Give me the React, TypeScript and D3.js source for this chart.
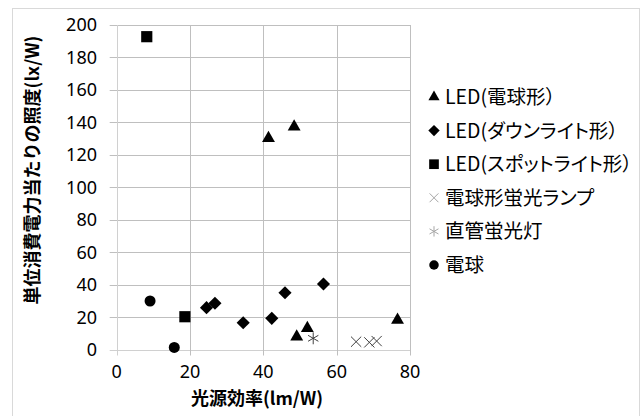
import React from "react";
import * as d3 from "d3";

// Luminous efficacy (lm/W) and illuminance per watt (lx/W) for each lamp type
const ledBulbX = [41.4, 48.4, 49.1, 52.0, 76.6];
const ledBulbY = [130.2, 137.3, 7.9, 13.1, 18.2];

const ledDownX = [24.5, 26.8, 34.5, 42.3, 45.9, 56.4];
const ledDownY = [25.8, 28.5, 16.5, 19.2, 35.0, 40.4];

const ledSpotX = [8.2, 18.6];
const ledSpotY = [192.8, 20.2];

const cflX = [65.3, 68.9, 70.9];
const cflY = [4.8, 4.4, 5.2];

const tubeX = [53.6];
const tubeY = [6.9];

const bulbX = [9.1, 15.7];
const bulbY = [29.9, 1.3];

const seriesNames = [
  "LED(電球形）",
  "LED(ダウンライト形）",
  "LED(スポットライト形）",
  "電球形蛍光ランプ",
  "直管蛍光灯",
  "電球",
];

const xTicks = [0, 20, 40, 60, 80];
const yTicks = [0, 20, 40, 60, 80, 100, 120, 140, 160, 180, 200];

const xTitle = "光源効率(lm/W)";
const yTitle = "単位消費電力当たりの照度(lx/W)";

type Marker = {
  type: d3.SymbolType;
  size: number;
  filled: boolean;
  legendColor: string;
  plotColor: string;
};

const markers: Marker[] = [
  { type: d3.symbolTriangle, size: 72, filled: true, legendColor: "#000", plotColor: "#000" },
  { type: d3.symbolDiamond2, size: 110, filled: true, legendColor: "#000", plotColor: "#000" },
  { type: d3.symbolSquare, size: 125, filled: true, legendColor: "#000", plotColor: "#000" },
  { type: d3.symbolTimes, size: 70, filled: false, legendColor: "#a6a6a6", plotColor: "#404040" },
  { type: d3.symbolAsterisk, size: 100, filled: false, legendColor: "#a6a6a6", plotColor: "#404040" },
  { type: d3.symbolCircle, size: 95, filled: true, legendColor: "#000", plotColor: "#000" },
];

const seriesData: [number[], number[]][] = [
  [ledBulbX, ledBulbY],
  [ledDownX, ledDownY],
  [ledSpotX, ledSpotY],
  [cflX, cflY],
  [tubeX, tubeY],
  [bulbX, bulbY],
];

const W = 644;
const H = 416;
const plotLeft = 116.7;
const plotRight = 410;
const plotTop = 25;
const plotBottom = 349.5;

const numFont = "'Noto Sans', 'Noto Sans CJK JP', sans-serif";
const cjkFont = "'Noto Sans CJK JP', 'Noto Sans', sans-serif";

export default function App() {
  const x = d3.scaleLinear().domain([0, 80]).range([plotLeft, plotRight]);
  const y = d3.scaleLinear().domain([0, 200]).range([plotBottom, plotTop]);

  const symbolPath = (m: Marker, scale = 1) =>
    d3.symbol().type(m.type).size(m.size * scale)() || "";

  const legendX = 434;
  const legendY0 = 97;
  const legendStep = 33.6;

  return (
    <svg
      width={W}
      height={H}
      style={{ position: "absolute", left: 0, top: 0, display: "block" }}
    >
      <rect x={0} y={0} width={W} height={H} fill="#fff" />
      <rect x={12.5} y={8.5} width={627} height={420} fill="#fff" stroke="#d9d9d9" strokeWidth={1} />

      {/* gridlines */}
      {yTicks.map((t) => (
        <line
          key={`gy${t}`}
          x1={plotLeft - 7}
          x2={plotRight}
          y1={Math.round(y(t)) + 0.5}
          y2={Math.round(y(t)) + 0.5}
          stroke={t === 0 ? "#d0d0d0" : "#bfbfbf"}
          strokeWidth={1}
        />
      ))}
      {xTicks.map((t) => (
        <line
          key={`gx${t}`}
          x1={Math.round(x(t)) + 0.5}
          x2={Math.round(x(t)) + 0.5}
          y1={plotTop}
          y2={plotBottom + 6}
          stroke={t === 0 ? "#d0d0d0" : "#bfbfbf"}
          strokeWidth={1}
        />
      ))}

      {/* tick labels */}
      {yTicks.map((t) => (
        <text
          key={`ly${t}`}
          x={97}
          y={y(t)}
          dy="0.36em"
          textAnchor="end"
          fontFamily={numFont}
          fontSize={18}
          fill="#000"
        >
          {t}
        </text>
      ))}
      {xTicks.map((t) => (
        <text
          key={`lx${t}`}
          x={x(t)}
          y={372}
          dy="0.36em"
          textAnchor="middle"
          fontFamily={numFont}
          fontSize={18}
          fill="#000"
        >
          {t}
        </text>
      ))}

      {/* axis titles */}
      <text
        x={257}
        y={399}
        dy="0.36em"
        textAnchor="middle"
        fontFamily={cjkFont}
        fontWeight="bold"
        fontSize={18}
        fill="#000"
      >
        {xTitle}
      </text>
      <text
        transform={`translate(33,170) rotate(-90)`}
        dy="0.36em"
        textAnchor="middle"
        fontFamily={cjkFont}
        fontWeight="bold"
        fontSize={18}
        fill="#000"
      >
        {yTitle}
      </text>

      {/* data points */}
      {seriesData.map(([xs, ys], si) => {
        const m = markers[si];
        const d = symbolPath(m);
        return (
          <g key={`s${si}`}>
            {xs.map((xv, i) => (
              <path
                key={i}
                d={d}
                transform={`translate(${x(xv)},${y(ys[i])})`}
                fill={m.filled ? m.plotColor : "none"}
                stroke={m.plotColor}
                strokeWidth={m.filled ? 0 : 1}
              />
            ))}
          </g>
        );
      })}

      {/* legend */}
      {seriesNames.map((name, i) => {
        const m = markers[i];
        const cy = legendY0 + i * legendStep;
        return (
          <g key={`leg${i}`}>
            <path
              d={symbolPath(m, 0.75)}
              transform={`translate(${legendX},${cy})`}
              fill={m.filled ? m.legendColor : "none"}
              stroke={m.legendColor}
              strokeWidth={m.filled ? 0 : 1}
            />
            <text
              x={445}
              y={cy}
              dy="0.36em"
              fontFamily={cjkFont}
              fontSize={19.5}
              fill="#000"
              style={{ fontFeatureSettings: "'palt'" }}
            >
              {name}
            </text>
          </g>
        );
      })}
    </svg>
  );
}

# TASK PROMPT:
Copy every line in the listing above where the string "React" turns up.

# RESPONSE FOR THIS EXERCISE:
Give me the React, TypeScript and D3.js source for this chart.
import React from "react";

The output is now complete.